Все это я вспомнил к тому, что в случае с «Указателем», из-за которого Горький якобы намеревался выйти из советского подданства, все было не так просто, как это представлялось Ходасевичу. Дело было не только во всегдашней склонности Алексея Максимовича к самообману.
Конечно, выходить из советского подданства Горький не собирался (тут Ходасевич был прав). Но написать Ходасевичу об этом своем намерении его побудило не только желание устроить, как выразился Владислав Фелицианович, очередной «театр для себя».
Во-первых, тут действовал некий общий закон. Каждый из нас, вступая в диалог — даже устный, а тем более письменный, — невольно приспосабливается к собеседнику (адресату). Горький был человек гибкий, пластичный, и ему это приспособление к адресату было особенно присуще. В его письмах, скажем, к Е.П. Пешковой перед нами один Горький, в письмах к Зиновию Пешкову — другой, в письмах к Ходасевичу — третий. (О Горьком, который предстает перед нами в своих письмах к Сталину, и говорить нечего. Но это — случай особый, тут, помимо всего прочего, огромную роль сыграла идейная эволюция, которую проделал А.М. за пять лет, прошедшие с того момента, когда оборвались его отношения с Ходасевичем и начались его отношения со Сталиным.)
Это инстинктивное приспособление к адресату, которое сразу бросается в глаза, когда читаешь горьковские письма, ярче всего выражается в той языковой маске, в которой он в каждом таком случае предстает перед нами.
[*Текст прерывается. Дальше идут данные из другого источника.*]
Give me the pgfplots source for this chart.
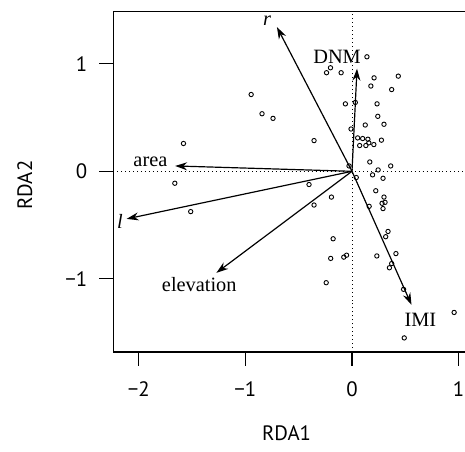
\documentclass[border=0pt]{standalone}
\usepackage{fontspec}
\setmainfont{Liberation Serif}
\newfontfamily\labfont{PT Sans}
\usepackage{pgfplots}
\pgfplotsset{compat=1.18}
\usetikzlibrary{arrows.meta}

% site scores (RDA1, RDA2)
\pgfplotstableread{
x y
0.140 1.066
-0.202 0.964
-0.239 0.918
-0.102 0.918
0.207 0.870
0.434 0.886
0.177 0.794
0.372 0.761
-0.062 0.628
0.031 0.641
0.235 0.628
0.242 0.512
0.300 0.438
0.124 0.431
-0.009 0.394
-0.356 0.286
0.053 0.311
0.100 0.305
0.149 0.299
0.158 0.265
0.072 0.240
0.130 0.240
0.205 0.249
0.276 0.290
0.167 0.087
0.363 0.050
-0.028 0.050
0.245 0.013
0.193 -0.033
0.040 -0.058
0.291 -0.065
-0.403 -0.123
0.223 -0.181
-0.193 -0.240
0.300 -0.240
-0.356 -0.314
0.310 -0.289
0.282 -0.298
0.161 -0.326
0.291 -0.347
-0.177 -0.628
0.338 -0.560
0.316 -0.609
0.412 -0.766
0.233 -0.788
-0.051 -0.781
-0.077 -0.799
-0.200 -0.811
0.372 -0.859
0.351 -0.898
0.484 -1.099
-0.242 -1.037
0.958 -1.314
0.490 -1.551
-0.946 0.715
-0.844 0.536
-0.741 0.493
-1.581 0.259
-1.662 -0.111
-1.513 -0.375
}\sites

\tikzset{arr/.style={black, line width=1.2pt, -{Stealth[length=12pt,width=8pt]}}}

\begin{document}
\begin{tikzpicture}
\begin{axis}[
  scale only axis,
  width=359pt, height=343.3pt,
  xmin=-2.24, xmax=1.1, ymin=-1.683, ymax=1.487,
  axis line style={line width=1.2pt},
  tick style={line width=1.2pt, black},
  tick align=outside, major tick length=14pt,
  xtick pos=left, ytick pos=left,
  xtick={-2,-1,0,1}, xticklabels={−2,−1,0,1},
  ytick={-1,0,1}, yticklabels={−1,0,1},
  ticklabel style={font=\labfont\fontsize{21}{24}\selectfont},
  xticklabel style={yshift=-12pt},
  yticklabel style={xshift=-8.6pt},
  clip=false,
]
\coordinate (bbsw) at (axis cs:-3.302,-2.607);
\coordinate (bbne) at (axis cs:1.06,1.595);

\addplot[dash pattern=on 1pt off 3pt, line width=1pt] coordinates {(-2.24,0) (1.1,0)};
\addplot[dash pattern=on 1pt off 3pt, line width=1pt] coordinates {(0,-1.683) (0,1.487)};

\addplot[only marks, mark=o, mark size=2.2pt, mark options={line width=0.9pt}] table {\sites};

\addplot[arr] coordinates {(0,0) (-0.704,1.343)};
\addplot[arr] coordinates {(0,0) (0.047,0.955)};
\addplot[arr] coordinates {(0,0) (-1.659,0.050)};
\addplot[arr] coordinates {(0,0) (-2.114,-0.443)};
\addplot[arr] coordinates {(0,0) (-1.272,-0.945)};
\addplot[arr] coordinates {(0,0) (0.558,-1.243)};

\begin{scope}[font=\fontsize{20.5}{24}\selectfont]
\node at (axis cs:-0.797,1.404) {\textit{r}};
\node at (axis cs:-0.140,1.062) {DNM};
\node at (axis cs:-1.891,0.087) {area};
\node at (axis cs:-2.177,-0.467) {\textit{l}};
\node at (axis cs:-1.433,-1.058) {elevation};
\node at (axis cs:0.642,-1.385) {IMI};
\end{scope}

\node[font=\labfont\fontsize{21}{24}\selectfont] at (axis cs:-0.614,-2.440) {RDA1};
\node[font=\labfont\fontsize{21}{24}\selectfont, rotate=90] at (axis cs:-3.070,-0.129) {RDA2};
\end{axis}
\pgfresetboundingbox
\path[use as bounding box] (bbsw) rectangle (bbne);
\end{tikzpicture}
\end{document}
Но к такому собеседнику, как Ходасевич, Горький приспосабливался не только стилистически, но и, так сказать, идеологически.
Именно Ходасевичу, настроенному, как он знал, более жестко и непримиримо по отношению к хозяевам Кремля, ему важно было продемонстрировать такую же жесткость и непримиримость. Для чего-то ему очень нужно было, чтобы Владислав Фелицианович считал его полным своим политическим единомышленником.
В сущности, он и был его единомышленником. И это обстоятельство весьма беспокоило кое-кого из близких Горькому людей. И чем дальше, тем больше.
Особенно беспокоило оно Марию Игнатьевну, «Муру»:
Однажды вечером, после того, как все разошлись по своим комнатам, они остались вдвоем сидеть на жестких стульях, у пустого стола в той комнате, в конце коридора, которая не имела названия и служила утром для утреннего завтрака (обедали внизу, в огромной пустой столовой гостиницы), а днем для Максима и Тимоши, где они раскрашивали картинки. Здесь иногда лежал на трех стульях Соловей, здесь мы с Тимошей завивали друг другу волосы в дни семейных праздников. И в этой комнате Мура и Ходасевич остались разговаривать, что иногда случалось, когда обоим было еще рано спать.
Я проснулась среди ночи. В комнате горел свет. Кровать Ходасевича была нетронута. Часы показывали половину третьего. Я удивилась, накинула халат и вышла в коридор. В самом конце дверь была открыта и слышались тихие голоса. Я подошла к двери. Одинокая лампочка горела в потолке. Они сидели друг против друга, и было что-то напряженное в их приглушенных голосах.
Незамеченная, я осторожно вернулась и легла. Что-то беспокоило меня. Уснуть я не могла. Прошло около получаса, и Ходасевич, бледный и усталый, вошел в комнату. «Что случилось?» — спросила я. Он ответил: «Она хочет сделать все возможное, чтобы он уехал в Россию».
Тут возникает простой вопрос: зачем понадобилось Марии Игнатьевне вести этот долгий ночной разговор именно с Ходасевичем? Разве от Ходасевича хоть в какой-то степени зависело принятие Горьким этого его судьбоносного решения?
Как видно, Мария Игнатьевна полагала, что зависело.